There are two primary ways that friends use to weasel their way into spending some time with my Wii. If they're close friends, pretense can be used. "L" had plans to cook a dinner for a bunch of friends, and had considered, then rejected my apartment as a possible location for the meal. Then the Wii arrived, and suddenly his kitchen seemed smaller.

The other route--the thinly-veiled self-invite--is employed by people that I see less frequently. "F" sent a ironically self-aware email joking about how boorish it must be to have people inviting themselves over--but seriously, what nights were open?
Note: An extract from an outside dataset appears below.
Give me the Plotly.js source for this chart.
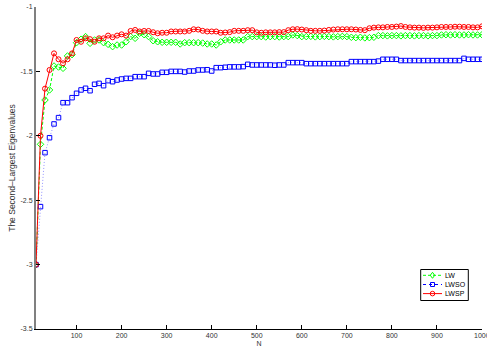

I don't mind either approach; I love playing the Wii too, after all.

Once folks arrive--and especially before we were able to find a second controller--my role became that of a tour guide. "You should really create a Mii," I'll suggest, before guiding them through the process. Then, like Socrates, I slowly lead them through a journey of Wii self-discovery. Bowling is usually the best way to start, since it's simple and everyone can play. If they're interested in baseball or golf we might waste a little time there. But the process culminates in either boxing or (especially) tennis, which most people think are the most fun. By the end someone is invariably sweating bullets or making semi-serious jokes about being sore the next day.

Finally, we switch to the Rayman game, play a few mini-games and people make their exits. I don't mean for it to wrap up that way, but my guests seem to view the act of changing discs as the equivalent of the host of a dinner party starting to talk about what an early day he's got tomorrow.